— Set exercise —
Will you write out the data exactly, excluding every picture?

— Material —
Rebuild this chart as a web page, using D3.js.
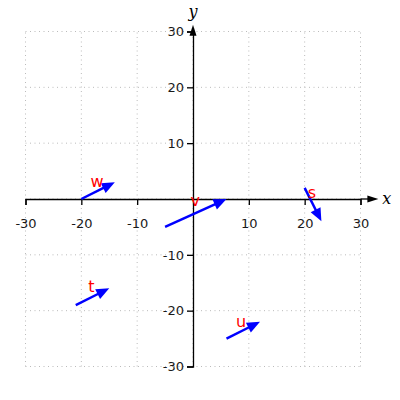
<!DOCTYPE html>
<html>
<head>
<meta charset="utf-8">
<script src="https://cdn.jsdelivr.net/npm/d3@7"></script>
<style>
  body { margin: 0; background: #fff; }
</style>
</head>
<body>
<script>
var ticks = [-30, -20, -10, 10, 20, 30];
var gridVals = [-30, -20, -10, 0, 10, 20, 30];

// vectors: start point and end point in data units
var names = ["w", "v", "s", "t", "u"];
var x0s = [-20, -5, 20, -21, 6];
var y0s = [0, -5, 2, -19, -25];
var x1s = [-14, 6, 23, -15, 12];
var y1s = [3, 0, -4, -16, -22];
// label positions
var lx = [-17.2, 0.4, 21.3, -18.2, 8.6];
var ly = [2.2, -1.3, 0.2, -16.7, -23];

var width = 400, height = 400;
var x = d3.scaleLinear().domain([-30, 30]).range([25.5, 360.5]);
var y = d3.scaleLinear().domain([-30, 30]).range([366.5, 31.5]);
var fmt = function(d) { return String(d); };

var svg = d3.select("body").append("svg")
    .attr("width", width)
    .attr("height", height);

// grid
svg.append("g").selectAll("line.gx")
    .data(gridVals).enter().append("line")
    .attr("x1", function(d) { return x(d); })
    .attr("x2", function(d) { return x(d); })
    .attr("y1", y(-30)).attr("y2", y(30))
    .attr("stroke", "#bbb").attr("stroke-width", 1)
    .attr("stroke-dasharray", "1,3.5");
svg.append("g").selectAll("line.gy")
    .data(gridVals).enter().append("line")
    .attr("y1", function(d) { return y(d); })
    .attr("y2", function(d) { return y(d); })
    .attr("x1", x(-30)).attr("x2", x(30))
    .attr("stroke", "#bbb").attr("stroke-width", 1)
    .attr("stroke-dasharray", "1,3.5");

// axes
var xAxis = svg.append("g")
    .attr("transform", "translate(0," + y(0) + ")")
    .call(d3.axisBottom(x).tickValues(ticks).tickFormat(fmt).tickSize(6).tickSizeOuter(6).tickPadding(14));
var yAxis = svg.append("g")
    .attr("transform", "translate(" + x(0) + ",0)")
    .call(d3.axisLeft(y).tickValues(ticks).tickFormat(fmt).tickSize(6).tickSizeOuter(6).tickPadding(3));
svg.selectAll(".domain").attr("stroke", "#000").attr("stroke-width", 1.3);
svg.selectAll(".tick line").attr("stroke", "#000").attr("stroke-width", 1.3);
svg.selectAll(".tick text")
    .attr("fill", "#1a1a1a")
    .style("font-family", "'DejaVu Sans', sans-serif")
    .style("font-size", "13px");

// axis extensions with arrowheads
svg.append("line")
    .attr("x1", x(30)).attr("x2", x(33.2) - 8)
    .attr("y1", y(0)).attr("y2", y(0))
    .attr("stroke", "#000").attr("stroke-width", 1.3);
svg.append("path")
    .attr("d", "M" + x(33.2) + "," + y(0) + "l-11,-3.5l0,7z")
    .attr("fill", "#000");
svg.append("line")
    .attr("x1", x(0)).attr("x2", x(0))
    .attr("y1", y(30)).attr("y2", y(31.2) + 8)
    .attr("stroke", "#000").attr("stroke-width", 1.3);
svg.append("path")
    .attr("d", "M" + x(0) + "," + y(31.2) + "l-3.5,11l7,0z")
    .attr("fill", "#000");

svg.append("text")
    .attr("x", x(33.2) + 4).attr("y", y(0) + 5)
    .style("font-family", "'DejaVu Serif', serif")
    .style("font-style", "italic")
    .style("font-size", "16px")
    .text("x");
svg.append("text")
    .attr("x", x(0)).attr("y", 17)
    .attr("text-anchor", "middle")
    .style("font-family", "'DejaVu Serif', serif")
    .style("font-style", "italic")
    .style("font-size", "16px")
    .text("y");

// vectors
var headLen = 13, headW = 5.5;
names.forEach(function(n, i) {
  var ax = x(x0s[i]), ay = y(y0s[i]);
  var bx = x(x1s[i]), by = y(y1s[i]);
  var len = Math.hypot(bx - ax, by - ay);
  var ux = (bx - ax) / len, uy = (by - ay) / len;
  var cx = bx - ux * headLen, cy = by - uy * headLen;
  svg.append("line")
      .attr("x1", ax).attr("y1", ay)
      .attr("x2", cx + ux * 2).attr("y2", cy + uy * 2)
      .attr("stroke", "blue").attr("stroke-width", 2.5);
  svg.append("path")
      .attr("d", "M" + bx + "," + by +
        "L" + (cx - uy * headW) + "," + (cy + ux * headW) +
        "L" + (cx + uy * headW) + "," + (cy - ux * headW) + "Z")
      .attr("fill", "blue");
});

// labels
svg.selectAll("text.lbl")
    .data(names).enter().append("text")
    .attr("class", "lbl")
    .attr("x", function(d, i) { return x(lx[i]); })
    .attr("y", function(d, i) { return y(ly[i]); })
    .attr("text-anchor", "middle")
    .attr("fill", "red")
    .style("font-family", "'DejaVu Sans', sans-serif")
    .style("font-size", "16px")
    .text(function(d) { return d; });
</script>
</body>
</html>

— Complete answer —
Rebuild this chart as a web page, using D3.js.
<!DOCTYPE html>
<html>
<head>
<meta charset="utf-8">
<script src="https://cdn.jsdelivr.net/npm/d3@7"></script>
<style>
  body { margin: 0; background: #fff; }
</style>
</head>
<body>
<script>
var ticks = [-30, -20, -10, 10, 20, 30];
var gridVals = [-30, -20, -10, 0, 10, 20, 30];

// vectors: start point and end point in data units
var names = ["w", "v", "s", "t", "u"];
var x0s = [-20, -5, 20, -21, 6];
var y0s = [0, -5, 2, -19, -25];
var x1s = [-14, 6, 23, -15, 12];
var y1s = [3, 0, -4, -16, -22];
// label positions
var lx = [-17.2, 0.4, 21.3, -18.2, 8.6];
var ly = [2.2, -1.3, 0.2, -16.7, -23];

var width = 400, height = 400;
var x = d3.scaleLinear().domain([-30, 30]).range([25.5, 360.5]);
var y = d3.scaleLinear().domain([-30, 30]).range([366.5, 31.5]);
var fmt = function(d) { return String(d); };

var svg = d3.select("body").append("svg")
    .attr("width", width)
    .attr("height", height);

// grid
svg.append("g").selectAll("line.gx")
    .data(gridVals).enter().append("line")
    .attr("x1", function(d) { return x(d); })
    .attr("x2", function(d) { return x(d); })
    .attr("y1", y(-30)).attr("y2", y(30))
    .attr("stroke", "#bbb").attr("stroke-width", 1)
    .attr("stroke-dasharray", "1,3.5");
svg.append("g").selectAll("line.gy")
    .data(gridVals).enter().append("line")
    .attr("y1", function(d) { return y(d); })
    .attr("y2", function(d) { return y(d); })
    .attr("x1", x(-30)).attr("x2", x(30))
    .attr("stroke", "#bbb").attr("stroke-width", 1)
    .attr("stroke-dasharray", "1,3.5");

// axes
var xAxis = svg.append("g")
    .attr("transform", "translate(0," + y(0) + ")")
    .call(d3.axisBottom(x).tickValues(ticks).tickFormat(fmt).tickSize(6).tickSizeOuter(6).tickPadding(14));
var yAxis = svg.append("g")
    .attr("transform", "translate(" + x(0) + ",0)")
    .call(d3.axisLeft(y).tickValues(ticks).tickFormat(fmt).tickSize(6).tickSizeOuter(6).tickPadding(3));
svg.selectAll(".domain").attr("stroke", "#000").attr("stroke-width", 1.3);
svg.selectAll(".tick line").attr("stroke", "#000").attr("stroke-width", 1.3);
svg.selectAll(".tick text")
    .attr("fill", "#1a1a1a")
    .style("font-family", "'DejaVu Sans', sans-serif")
    .style("font-size", "13px");

// axis extensions with arrowheads
svg.append("line")
    .attr("x1", x(30)).attr("x2", x(33.2) - 8)
    .attr("y1", y(0)).attr("y2", y(0))
    .attr("stroke", "#000").attr("stroke-width", 1.3);
svg.append("path")
    .attr("d", "M" + x(33.2) + "," + y(0) + "l-11,-3.5l0,7z")
    .attr("fill", "#000");
svg.append("line")
    .attr("x1", x(0)).attr("x2", x(0))
    .attr("y1", y(30)).attr("y2", y(31.2) + 8)
    .attr("stroke", "#000").attr("stroke-width", 1.3);
svg.append("path")
    .attr("d", "M" + x(0) + "," + y(31.2) + "l-3.5,11l7,0z")
    .attr("fill", "#000");

svg.append("text")
    .attr("x", x(33.2) + 4).attr("y", y(0) + 5)
    .style("font-family", "'DejaVu Serif', serif")
    .style("font-style", "italic")
    .style("font-size", "16px")
    .text("x");
svg.append("text")
    .attr("x", x(0)).attr("y", 17)
    .attr("text-anchor", "middle")
    .style("font-family", "'DejaVu Serif', serif")
    .style("font-style", "italic")
    .style("font-size", "16px")
    .text("y");

// vectors
var headLen = 13, headW = 5.5;
names.forEach(function(n, i) {
  var ax = x(x0s[i]), ay = y(y0s[i]);
  var bx = x(x1s[i]), by = y(y1s[i]);
  var len = Math.hypot(bx - ax, by - ay);
  var ux = (bx - ax) / len, uy = (by - ay) / len;
  var cx = bx - ux * headLen, cy = by - uy * headLen;
  svg.append("line")
      .attr("x1", ax).attr("y1", ay)
      .attr("x2", cx + ux * 2).attr("y2", cy + uy * 2)
      .attr("stroke", "blue").attr("stroke-width", 2.5);
  svg.append("path")
      .attr("d", "M" + bx + "," + by +
        "L" + (cx - uy * headW) + "," + (cy + ux * headW) +
        "L" + (cx + uy * headW) + "," + (cy - ux * headW) + "Z")
      .attr("fill", "blue");
});

// labels
svg.selectAll("text.lbl")
    .data(names).enter().append("text")
    .attr("class", "lbl")
    .attr("x", function(d, i) { return x(lx[i]); })
    .attr("y", function(d, i) { return y(ly[i]); })
    .attr("text-anchor", "middle")
    .attr("fill", "red")
    .style("font-family", "'DejaVu Sans', sans-serif")
    .style("font-size", "16px")
    .text(function(d) { return d; });
</script>
</body>
</html>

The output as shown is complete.